» Request: State only how many lines below include the string "page".

» Supplied material:
%%

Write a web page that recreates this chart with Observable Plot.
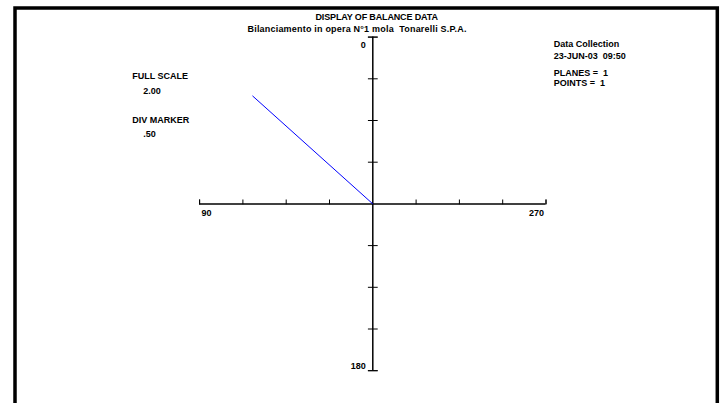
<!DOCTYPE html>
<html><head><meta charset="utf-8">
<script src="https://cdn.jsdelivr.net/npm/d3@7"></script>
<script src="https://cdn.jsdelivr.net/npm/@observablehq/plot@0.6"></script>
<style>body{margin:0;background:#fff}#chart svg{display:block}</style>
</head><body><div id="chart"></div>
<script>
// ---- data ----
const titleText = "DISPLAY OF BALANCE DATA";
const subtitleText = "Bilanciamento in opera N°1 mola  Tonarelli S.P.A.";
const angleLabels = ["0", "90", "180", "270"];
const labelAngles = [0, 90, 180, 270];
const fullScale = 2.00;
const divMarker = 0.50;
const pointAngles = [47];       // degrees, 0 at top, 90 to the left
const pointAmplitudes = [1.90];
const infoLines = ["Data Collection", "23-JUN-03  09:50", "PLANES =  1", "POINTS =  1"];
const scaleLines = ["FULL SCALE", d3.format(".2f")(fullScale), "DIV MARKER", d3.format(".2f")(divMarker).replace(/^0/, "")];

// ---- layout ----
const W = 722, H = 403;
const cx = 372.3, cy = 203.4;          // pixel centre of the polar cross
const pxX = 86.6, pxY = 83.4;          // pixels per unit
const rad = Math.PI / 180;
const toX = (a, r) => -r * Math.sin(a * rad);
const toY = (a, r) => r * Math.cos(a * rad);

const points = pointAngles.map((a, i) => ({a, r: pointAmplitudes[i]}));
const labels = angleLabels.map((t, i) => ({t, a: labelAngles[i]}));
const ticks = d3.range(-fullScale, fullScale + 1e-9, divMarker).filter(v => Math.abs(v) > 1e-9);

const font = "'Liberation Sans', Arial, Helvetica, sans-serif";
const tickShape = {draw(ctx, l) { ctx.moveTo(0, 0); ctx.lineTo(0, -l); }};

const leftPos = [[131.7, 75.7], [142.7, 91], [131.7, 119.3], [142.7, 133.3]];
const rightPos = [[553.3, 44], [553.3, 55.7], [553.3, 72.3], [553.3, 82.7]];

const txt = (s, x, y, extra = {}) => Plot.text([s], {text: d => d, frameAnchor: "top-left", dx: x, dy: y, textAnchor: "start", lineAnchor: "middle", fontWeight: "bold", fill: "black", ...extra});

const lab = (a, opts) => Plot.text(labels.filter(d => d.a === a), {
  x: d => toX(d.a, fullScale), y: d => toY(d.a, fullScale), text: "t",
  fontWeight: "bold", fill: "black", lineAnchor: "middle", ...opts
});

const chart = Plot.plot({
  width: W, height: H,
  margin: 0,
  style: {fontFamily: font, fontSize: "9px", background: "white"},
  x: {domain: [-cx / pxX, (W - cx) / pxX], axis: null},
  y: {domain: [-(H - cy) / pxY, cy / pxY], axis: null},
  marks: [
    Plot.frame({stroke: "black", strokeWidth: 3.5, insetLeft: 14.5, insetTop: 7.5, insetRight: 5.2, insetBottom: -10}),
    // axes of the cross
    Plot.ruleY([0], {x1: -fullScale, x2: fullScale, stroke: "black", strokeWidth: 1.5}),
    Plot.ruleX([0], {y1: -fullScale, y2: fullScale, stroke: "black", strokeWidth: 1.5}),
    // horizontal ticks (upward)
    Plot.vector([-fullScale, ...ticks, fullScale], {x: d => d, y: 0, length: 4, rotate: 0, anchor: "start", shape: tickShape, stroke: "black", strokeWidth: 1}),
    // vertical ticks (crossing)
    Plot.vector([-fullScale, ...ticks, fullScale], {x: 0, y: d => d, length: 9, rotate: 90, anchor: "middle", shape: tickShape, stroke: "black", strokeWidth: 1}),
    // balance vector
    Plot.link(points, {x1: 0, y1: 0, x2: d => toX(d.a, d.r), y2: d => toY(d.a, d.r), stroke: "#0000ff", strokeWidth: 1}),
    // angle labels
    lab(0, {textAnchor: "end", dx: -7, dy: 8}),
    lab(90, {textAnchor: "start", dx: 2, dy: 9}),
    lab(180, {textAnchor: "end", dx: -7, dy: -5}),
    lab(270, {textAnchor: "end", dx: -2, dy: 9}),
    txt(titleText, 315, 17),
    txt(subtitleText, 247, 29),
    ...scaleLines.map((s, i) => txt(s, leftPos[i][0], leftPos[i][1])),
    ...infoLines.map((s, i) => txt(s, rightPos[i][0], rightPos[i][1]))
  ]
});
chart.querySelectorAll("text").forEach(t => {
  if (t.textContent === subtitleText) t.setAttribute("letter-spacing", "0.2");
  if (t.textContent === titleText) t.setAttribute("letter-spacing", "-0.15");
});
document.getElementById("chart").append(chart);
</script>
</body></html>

%%
%%

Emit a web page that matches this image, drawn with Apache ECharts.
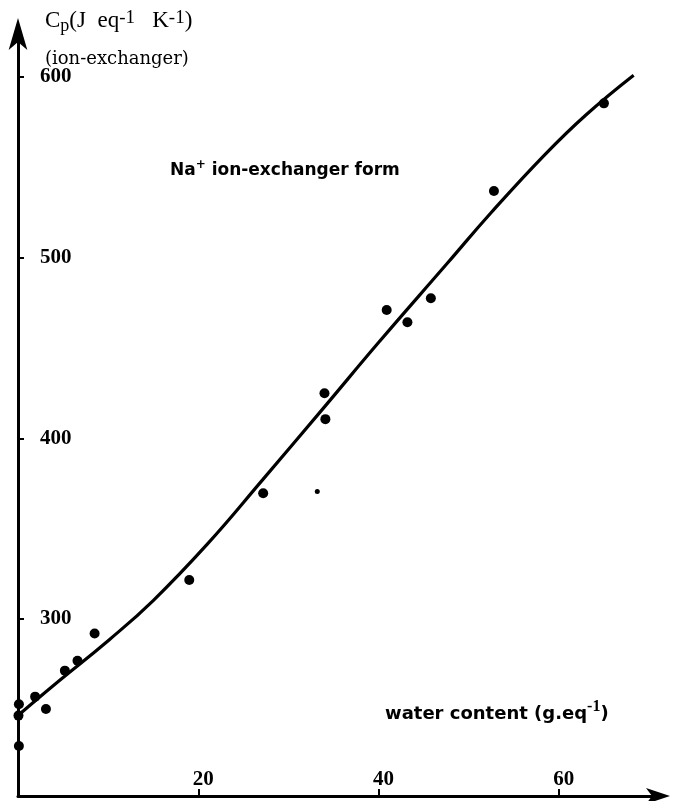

%%

» Result of the task: 2